Code that draws figures:
(begin)

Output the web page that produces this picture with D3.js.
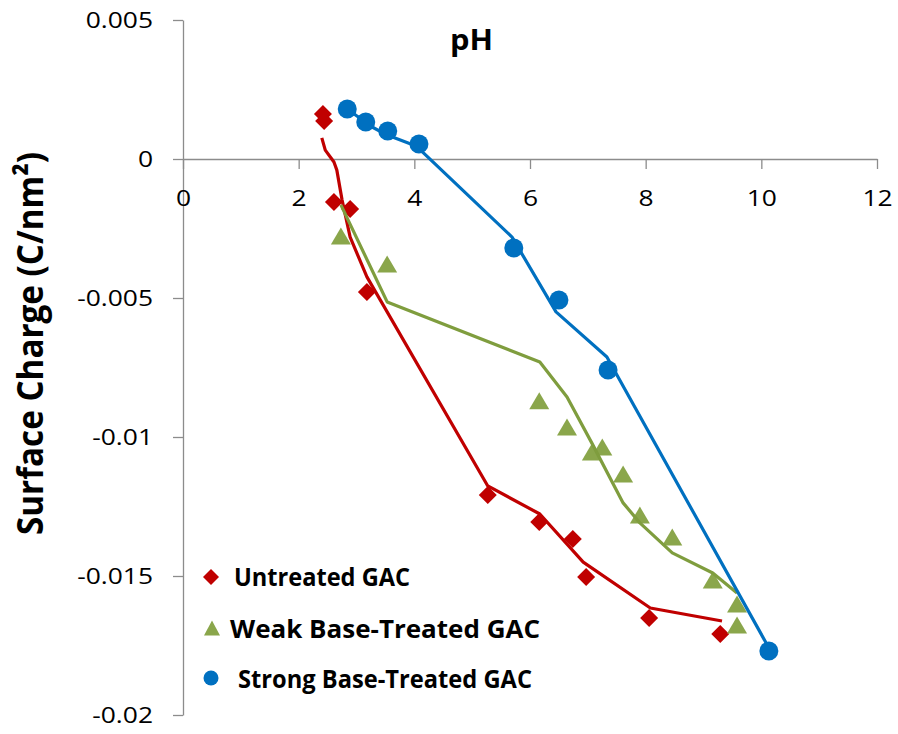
<!DOCTYPE html>
<html>
<head>
<meta charset="utf-8">
<script src="https://cdn.jsdelivr.net/npm/d3@7"></script>
<style>
  body { margin: 0; background: #fff; }
  svg { display: block; }
</style>
</head>
<body>
<svg id="chart" width="898" height="734"></svg>
<script>
// ---------- data ----------
const xTicks = [0, 2, 4, 6, 8, 10, 12];
const xTickLabels = ["0", "2", "4", "6", "8", "10", "12"];
const yTicks = [0.005, 0, -0.005, -0.01, -0.015, -0.02];
const yTickLabels = ["0.005", "0", "-0.005", "-0.01", "-0.015", "-0.02"];

const seriesNames = ["Untreated GAC", "Weak Base-Treated GAC", "Strong Base-Treated GAC"];

// measured points
const untreatedX = [2.42, 2.44, 2.61, 2.89, 3.18, 5.27, 6.16, 6.74, 6.97, 8.06, 9.29];
const untreatedY = [0.00162, 0.00137, -0.00155, -0.0018, -0.00478, -0.01209, -0.01306, -0.01367, -0.01504, -0.01651, -0.01709];

const weakX = [2.73, 3.53, 6.16, 6.64, 7.07, 7.25, 7.61, 7.90, 8.46, 9.16, 9.58, 9.58];
const weakY = [-0.00277, -0.00378, -0.0087, -0.00964, -0.01054, -0.01036, -0.01133, -0.01281, -0.0136, -0.01514, -0.01601, -0.01676];

const strongX = [2.84, 3.16, 3.54, 4.08, 5.72, 6.50, 7.35, 10.13];
const strongY = [0.0018, 0.00133, 0.00101, 0.00054, -0.0032, -0.00507, -0.00759, -0.0177];

// model (fitted) curves
const untreatedFitX = [2.40, 2.46, 2.61, 2.66, 2.75, 2.89, 3.18, 5.27, 6.17, 6.92, 8.08, 9.32];
const untreatedFitY = [0.00076, 0.00032, -0.00011, -0.0004, -0.00147, -0.00281, -0.00424, -0.01176, -0.01277, -0.0145, -0.01615, -0.01662];

const weakFitX = [2.73, 3.53, 6.17, 6.64, 7.07, 7.61, 7.90, 8.46, 9.16, 9.58];
const weakFitY = [-0.00165, -0.00514, -0.0073, -0.00856, -0.01022, -0.01237, -0.01309, -0.01417, -0.01489, -0.01561];

const strongFitX = [2.84, 3.27, 3.53, 4.03, 5.69, 6.45, 7.33, 10.15];
const strongFitY = [0.0018, 0.00115, 0.00086, 0.00047, -0.00281, -0.0055, -0.00712, -0.01766];

// ---------- styling ----------
const colors = ["#C00000", "#8AA64B", "#0070C0"];
const lineColors = ["#C00000", "#7F9D3E", "#0070C0"];
const axisColor = "#8C8C8C";
const fontReg = "'Open Sans', 'DejaVu Sans', sans-serif";
const stretch = 1.2;

const svg = d3.select("#chart");
svg.append("rect").attr("width", 898).attr("height", 734).attr("fill", "#fff");

const x = d3.scaleLinear().domain([0, 12]).range([183, 877]);
const y = d3.scaleLinear().domain([-0.02, 0.005]).range([715, 20]);

// ---------- axes ----------
const yAxis = d3.axisLeft(y)
  .tickValues(yTicks)
  .tickFormat((d, i) => yTickLabels[i])
  .tickSize(10).tickSizeOuter(0).tickPadding(20);
const gy = svg.append("g").attr("transform", `translate(${x(0)},0)`).call(yAxis);

const xAxis = d3.axisBottom(x)
  .tickValues(xTicks)
  .tickFormat((d, i) => xTickLabels[i])
  .tickSize(10).tickSizeOuter(0);
const gx = svg.append("g").attr("transform", `translate(0,${y(0)})`).call(xAxis);

[gx, gy].forEach(g => {
  g.select(".domain").attr("stroke", axisColor).attr("stroke-width", 1.3);
  g.selectAll(".tick line").attr("stroke", axisColor).attr("stroke-width", 1.3);
  g.selectAll(".tick text")
    .attr("fill", "#000")
    .style("font-family", fontReg)
    .style("font-size", "22px");
});
gx.selectAll(".tick text").attr("y", 47).attr("dy", 0);
gy.selectAll(".tick text").attr("dy", "0.36em");

// horizontally stretch tick labels to match the reference aspect
svg.selectAll(".tick text").each(function () {
  const len = this.getComputedTextLength();
  d3.select(this).attr("textLength", len * stretch).attr("lengthAdjust", "spacingAndGlyphs");
});

// ---------- marker shapes ----------
function diamond(s) { const h = s / 2; return `M0,${-h}L${h},0L0,${h}L${-h},0Z`; }
function triangle(w, h) { return `M0,${-h / 2}L${w / 2},${h / 2}L${-w / 2},${h / 2}Z`; }
function circle(d) { const r = d / 2; return `M${r},0A${r},${r},0,1,1,${-r},0A${r},${r},0,1,1,${r},0Z`; }

const line = d3.line().x(d => x(d[0])).y(d => y(d[1]));

const zip = (a, b) => a.map((v, i) => [v, b[i]]);

const fits = [zip(untreatedFitX, untreatedFitY), zip(weakFitX, weakFitY), zip(strongFitX, strongFitY)];
const pts = [zip(untreatedX, untreatedY), zip(weakX, weakY), zip(strongX, strongY)];
const shapes = [diamond(18), triangle(20, 17), circle(19)];

// red & green markers under lines
[0, 1].forEach(i => {
  svg.append("g").selectAll("path").data(pts[i]).join("path")
    .attr("d", shapes[i])
    .attr("transform", d => `translate(${x(d[0])},${y(d[1])})`)
    .attr("fill", colors[i]);
});

// fitted lines
fits.forEach((f, i) => {
  svg.append("path").datum(f)
    .attr("d", line)
    .attr("fill", "none")
    .attr("stroke", lineColors[i])
    .attr("stroke-width", 3.2)
    .attr("stroke-linejoin", "round");
});

// blue markers on top
svg.append("g").selectAll("path").data(pts[2]).join("path")
  .attr("d", shapes[2])
  .attr("transform", d => `translate(${x(d[0])},${y(d[1])})`)
  .attr("fill", colors[2]);

// ---------- title ----------
svg.append("text")
  .attr("x", 450).attr("y", 50)
  .attr("textLength", 43).attr("lengthAdjust", "spacingAndGlyphs")
  .style("font-family", fontReg).style("font-weight", "bold").style("font-size", "28px")
  .text("pH");

// ---------- y-axis title ----------
svg.append("text")
  .attr("transform", "translate(43,343.5) rotate(-90)")
  .attr("text-anchor", "middle")
  .attr("textLength", 383).attr("lengthAdjust", "spacingAndGlyphs")
  .style("font-family", fontReg).style("font-weight", "bold").style("font-size", "36px")
  .text("Surface Charge (C/nm²)");

// ---------- legend ----------
const legendMarkers = [diamond(16), triangle(16, 15), circle(15)];
const legendMarkerPos = [[211, 577], [212, 628], [211, 678]];
const legendTextX = [234, 230, 238];
const legendTextY = [586, 638, 688];
const legendTextW = [176, 310, 294];
seriesNames.forEach((name, i) => {
  svg.append("path")
    .attr("d", legendMarkers[i])
    .attr("transform", `translate(${legendMarkerPos[i][0]},${legendMarkerPos[i][1]})`)
    .attr("fill", colors[i]);
  svg.append("text")
    .attr("x", legendTextX[i]).attr("y", legendTextY[i])
    .attr("textLength", legendTextW[i]).attr("lengthAdjust", "spacingAndGlyphs")
    .style("font-family", fontReg).style("font-weight", "bold").style("font-size", "25px")
    .text(name);
});
</script>
</body>
</html>
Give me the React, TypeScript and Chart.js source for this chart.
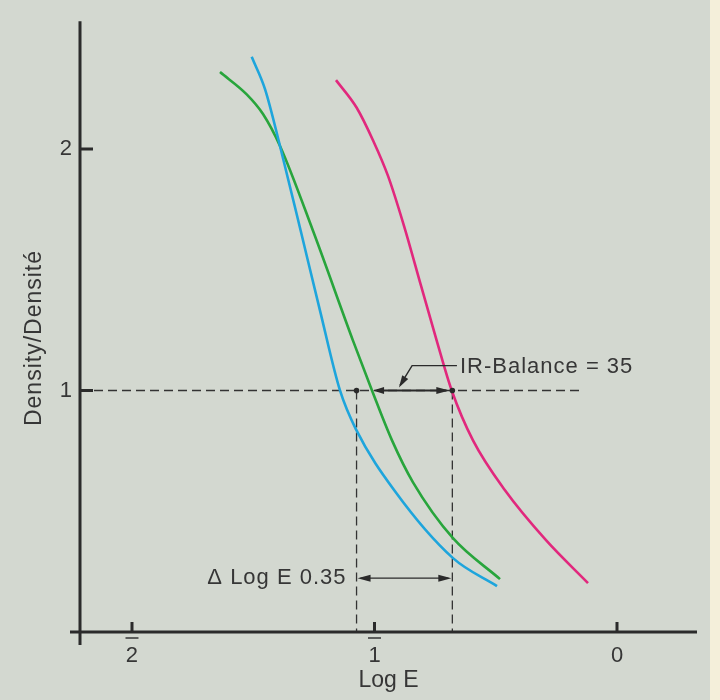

(end)

Reproduce the full listing faithfully, but do not carry over any pictures.

● **Answer**
Output the web page that produces this picture with D3.js.
<!DOCTYPE html>
<html>
<head>
<meta charset="utf-8">
<script src="https://cdn.jsdelivr.net/npm/d3@7"></script>
<style>
  body { margin: 0; background: #fff; }
  svg { display: block; }
</style>
</head>
<body>
<svg id="chart" width="898" height="734"></svg>
<script>
// ---------- data ----------
const xTicks = [0, 2, 4, 6, 8, 10, 12];
const xTickLabels = ["0", "2", "4", "6", "8", "10", "12"];
const yTicks = [0.005, 0, -0.005, -0.01, -0.015, -0.02];
const yTickLabels = ["0.005", "0", "-0.005", "-0.01", "-0.015", "-0.02"];

const seriesNames = ["Untreated GAC", "Weak Base-Treated GAC", "Strong Base-Treated GAC"];

// measured points
const untreatedX = [2.42, 2.44, 2.61, 2.89, 3.18, 5.27, 6.16, 6.74, 6.97, 8.06, 9.29];
const untreatedY = [0.00162, 0.00137, -0.00155, -0.0018, -0.00478, -0.01209, -0.01306, -0.01367, -0.01504, -0.01651, -0.01709];

const weakX = [2.73, 3.53, 6.16, 6.64, 7.07, 7.25, 7.61, 7.90, 8.46, 9.16, 9.58, 9.58];
const weakY = [-0.00277, -0.00378, -0.0087, -0.00964, -0.01054, -0.01036, -0.01133, -0.01281, -0.0136, -0.01514, -0.01601, -0.01676];

const strongX = [2.84, 3.16, 3.54, 4.08, 5.72, 6.50, 7.35, 10.13];
const strongY = [0.0018, 0.00133, 0.00101, 0.00054, -0.0032, -0.00507, -0.00759, -0.0177];

// model (fitted) curves
const untreatedFitX = [2.40, 2.46, 2.61, 2.66, 2.75, 2.89, 3.18, 5.27, 6.17, 6.92, 8.08, 9.32];
const untreatedFitY = [0.00076, 0.00032, -0.00011, -0.0004, -0.00147, -0.00281, -0.00424, -0.01176, -0.01277, -0.0145, -0.01615, -0.01662];

const weakFitX = [2.73, 3.53, 6.17, 6.64, 7.07, 7.61, 7.90, 8.46, 9.16, 9.58];
const weakFitY = [-0.00165, -0.00514, -0.0073, -0.00856, -0.01022, -0.01237, -0.01309, -0.01417, -0.01489, -0.01561];

const strongFitX = [2.84, 3.27, 3.53, 4.03, 5.69, 6.45, 7.33, 10.15];
const strongFitY = [0.0018, 0.00115, 0.00086, 0.00047, -0.00281, -0.0055, -0.00712, -0.01766];

// ---------- styling ----------
const colors = ["#C00000", "#8AA64B", "#0070C0"];
const lineColors = ["#C00000", "#7F9D3E", "#0070C0"];
const axisColor = "#8C8C8C";
const fontReg = "'Open Sans', 'DejaVu Sans', sans-serif";
const stretch = 1.2;

const svg = d3.select("#chart");
svg.append("rect").attr("width", 898).attr("height", 734).attr("fill", "#fff");

const x = d3.scaleLinear().domain([0, 12]).range([183, 877]);
const y = d3.scaleLinear().domain([-0.02, 0.005]).range([715, 20]);

// ---------- axes ----------
const yAxis = d3.axisLeft(y)
  .tickValues(yTicks)
  .tickFormat((d, i) => yTickLabels[i])
  .tickSize(10).tickSizeOuter(0).tickPadding(20);
const gy = svg.append("g").attr("transform", `translate(${x(0)},0)`).call(yAxis);

const xAxis = d3.axisBottom(x)
  .tickValues(xTicks)
  .tickFormat((d, i) => xTickLabels[i])
  .tickSize(10).tickSizeOuter(0);
const gx = svg.append("g").attr("transform", `translate(0,${y(0)})`).call(xAxis);

[gx, gy].forEach(g => {
  g.select(".domain").attr("stroke", axisColor).attr("stroke-width", 1.3);
  g.selectAll(".tick line").attr("stroke", axisColor).attr("stroke-width", 1.3);
  g.selectAll(".tick text")
    .attr("fill", "#000")
    .style("font-family", fontReg)
    .style("font-size", "22px");
});
gx.selectAll(".tick text").attr("y", 47).attr("dy", 0);
gy.selectAll(".tick text").attr("dy", "0.36em");

// horizontally stretch tick labels to match the reference aspect
svg.selectAll(".tick text").each(function () {
  const len = this.getComputedTextLength();
  d3.select(this).attr("textLength", len * stretch).attr("lengthAdjust", "spacingAndGlyphs");
});

// ---------- marker shapes ----------
function diamond(s) { const h = s / 2; return `M0,${-h}L${h},0L0,${h}L${-h},0Z`; }
function triangle(w, h) { return `M0,${-h / 2}L${w / 2},${h / 2}L${-w / 2},${h / 2}Z`; }
function circle(d) { const r = d / 2; return `M${r},0A${r},${r},0,1,1,${-r},0A${r},${r},0,1,1,${r},0Z`; }

const line = d3.line().x(d => x(d[0])).y(d => y(d[1]));

const zip = (a, b) => a.map((v, i) => [v, b[i]]);

const fits = [zip(untreatedFitX, untreatedFitY), zip(weakFitX, weakFitY), zip(strongFitX, strongFitY)];
const pts = [zip(untreatedX, untreatedY), zip(weakX, weakY), zip(strongX, strongY)];
const shapes = [diamond(18), triangle(20, 17), circle(19)];

// red & green markers under lines
[0, 1].forEach(i => {
  svg.append("g").selectAll("path").data(pts[i]).join("path")
    .attr("d", shapes[i])
    .attr("transform", d => `translate(${x(d[0])},${y(d[1])})`)
    .attr("fill", colors[i]);
});

// fitted lines
fits.forEach((f, i) => {
  svg.append("path").datum(f)
    .attr("d", line)
    .attr("fill", "none")
    .attr("stroke", lineColors[i])
    .attr("stroke-width", 3.2)
    .attr("stroke-linejoin", "round");
});

// blue markers on top
svg.append("g").selectAll("path").data(pts[2]).join("path")
  .attr("d", shapes[2])
  .attr("transform", d => `translate(${x(d[0])},${y(d[1])})`)
  .attr("fill", colors[2]);

// ---------- title ----------
svg.append("text")
  .attr("x", 450).attr("y", 50)
  .attr("textLength", 43).attr("lengthAdjust", "spacingAndGlyphs")
  .style("font-family", fontReg).style("font-weight", "bold").style("font-size", "28px")
  .text("pH");

// ---------- y-axis title ----------
svg.append("text")
  .attr("transform", "translate(43,343.5) rotate(-90)")
  .attr("text-anchor", "middle")
  .attr("textLength", 383).attr("lengthAdjust", "spacingAndGlyphs")
  .style("font-family", fontReg).style("font-weight", "bold").style("font-size", "36px")
  .text("Surface Charge (C/nm²)");

// ---------- legend ----------
const legendMarkers = [diamond(16), triangle(16, 15), circle(15)];
const legendMarkerPos = [[211, 577], [212, 628], [211, 678]];
const legendTextX = [234, 230, 238];
const legendTextY = [586, 638, 688];
const legendTextW = [176, 310, 294];
seriesNames.forEach((name, i) => {
  svg.append("path")
    .attr("d", legendMarkers[i])
    .attr("transform", `translate(${legendMarkerPos[i][0]},${legendMarkerPos[i][1]})`)
    .attr("fill", colors[i]);
  svg.append("text")
    .attr("x", legendTextX[i]).attr("y", legendTextY[i])
    .attr("textLength", legendTextW[i]).attr("lengthAdjust", "spacingAndGlyphs")
    .style("font-family", fontReg).style("font-weight", "bold").style("font-size", "25px")
    .text(name);
});
</script>
</body>
</html>
Give me the React, TypeScript and Chart.js source for this chart.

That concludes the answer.